Why "patriot acts" matter

To return to the lists, selective or not as they may be, of the military service records of politicians: I think some of the commentators over at Eric's site are missing the point. It's not to say that those who have served are more "patriotic" than those who have not. It's about integrity and the willingness to risk your own life--or not--when you are asking others to risk their lives for your sake. It's pretty much that simple.

John McCain's implicit comparison to World War I seems apt.
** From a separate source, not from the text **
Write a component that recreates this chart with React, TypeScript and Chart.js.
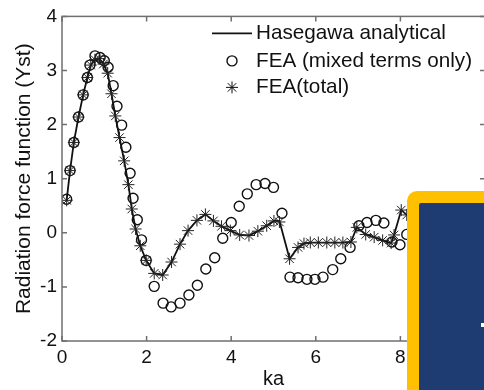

That war did not give rise to some of the greatest anti-war poetry of all time without reason. It's not much remembered now that some of that poetry was written by Carl Sandburg. In a later war and a later time he became mainstream America's darling, but there was another Carl Sandburg who wrote poetry like this:

Across their tables they fixed it up,
Behind their doors away from the mob.
And the guns did a job that nicked off millions.
The guns blew seven million off the map.
The guns sent seven million west.
Seven million shoving up the daisies.
Across their tables they fixed it up,
The liars who lie to nations.

--"The Liars," Smoke and Steel (1920).

An early version of this poem contained as an epigraph a comment from a speech by Woodrow Wilson: "The forces of the world do not threaten; they operate. The great tides do not give notice that they are going to rise and run. They rise in their majesty and those who stand in their way are overwhelmed."